Questa scelta, apparentemente frivola, è tutt'altro: è un atto di auto-determinazione estetica, perché definire un abito per il proprio funerale - un capo firmato, un vestito che ci ha rappresentato in vita significa voler restare fedeli a sé stessi anche nel momento del congedo. Non è vanità, ma coerenza con se stessi: un'ultima scelta consapevole per ribadire chi siamo stati.
Ornella Vanoni non è l'unica vip ad aver deciso come affrontare l'ultimo viaggio. Ci sono figure che hanno pensato al proprio ultimo outfit come a una parte finale della loro performance in vita. Secondo ricostruzioni biografiche, Marilyn Monroe sarebbe stata sepolta con un abito verde di Emilio Pucci, tratto dal suo guardaroba. Non un abito qualsiasi, ma uno che rifletteva la sua silhouette e il suo magnetismo.
La stilista britannica rivoluzionaria Vivienne Westwood aveva deciso un vero dress code per i partecipanti alla cerimonia funebre, scritto sull'invito: "If in doubt, dress up" (se sei in dubbio, vestiti bene). Le star della moda e dell'arte che l'hanno omaggiata hanno risposto con abiti fiorati, tartan e capi eccentrici, trasformando l’ultimo saluto in una sfilata memorabile. Anche l'icona eccentrica della moda britannica, Isabella Blow, aveva espresso il desiderio di essere sepolta con un grande cappello di Philip Treacy e con un vestito in broccato rosso e oro disegnato da Alexander McQueen, un gesto teatrale, coerente con il suo spirito visionario.
Non ci sono segnalazioni ufficiali secondo cui Giorgio Armani avesse espresso un desiderio per il momento funebre, ma alcune voci parlano di un dress code per i partecipanti alla camera ardente (abiti sobri, eleganza, rispetto) per ricordare chi aveva fatto dell'eleganza la sua cifra distintiva nella vita privata e in quella professionale. Anche nei funerali reali e istituzionali il vestito dice molte cose: a quello di Stato della Regina Elisabetta II i partecipanti hanno seguito un protocollo rigoroso, con un dress code nero: Kate Middleton ne ha indossato uno di Alexander McQueen con un cappello Dior, che rimanda a un concetto di eleganza sobria ma curata.
La scelta del vestito per l'ultimo saluto ha radici antiche: la regina Cristina di Svezia (XVII secolo) aveva dato disposizioni molto precise sul suo abbigliamento funebre: un mantello decorato, bordato in ermellino, guanti di seta, stivali di stoffa, scettro e corona. Una scelta che mostra come, anche in epoche passate, il vestito fosse uno strumento con cui esprimere prestigio, status e identità "regale" anche dopo la morte.

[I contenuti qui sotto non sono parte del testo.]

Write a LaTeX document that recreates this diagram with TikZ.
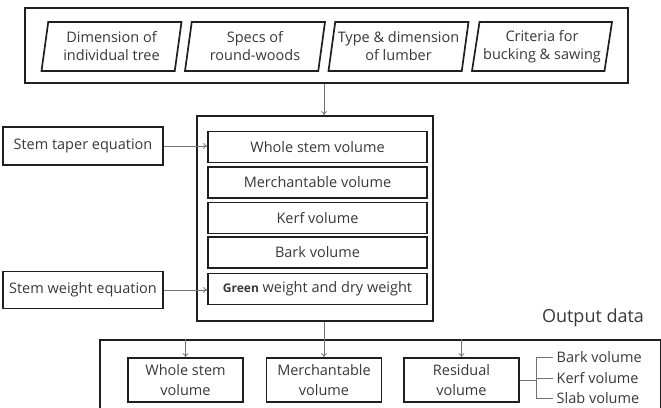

L'abito funebre diventa uno strumento per dire, fino all'ultimo, chi eravamo: è come un messaggio al pubblico, ai cari, alla memoria. Ordinare un look preciso, non lasciare tutto nelle mani degli altri, significa non abbandonare la propria identità fino all'ultimo istante. È un modo per imporre una forma, un rituale che rassicura: è la cura di sé che sopravvive all'ultimo atto. È un gesto di preparazione, quasi sacro nella sua misura. Un abito, soprattutto se firmato o iconico, può diventare il simbolo del ricordo: “questa era Ornella”, si penserà guardando una foto del suo funerale, con quell’abito Dior che sarà associato per sempre all’ideale di eleganza che la cantante ha sempre seguito in vita. È restare, anche nella memoria, con stile.
L'abito dell'ultimo saluto non è semplicemente un vestito: è un ultimo atto di narrazione personale. È la possibilità di lasciare un'immagine precisa, scelta da noi, che ci rappresenti fino all'ultimo fotogramma. L'ultima mise non è vanità, ma responsabilità estetica: chi siamo, quale stile abbiamo vissuto e vogliamo lasciare nel ricordo. Ornella Vanoni, con il suo Dior pianificato per il congedo, ha scritto un capitolo finale coerente con la sua biografia stilistica: una donna che ha attraversato decenni di moda, musica, vita con eleganza, ironia e autenticità. Anche nella morte, non avrebbe fatto diversamente.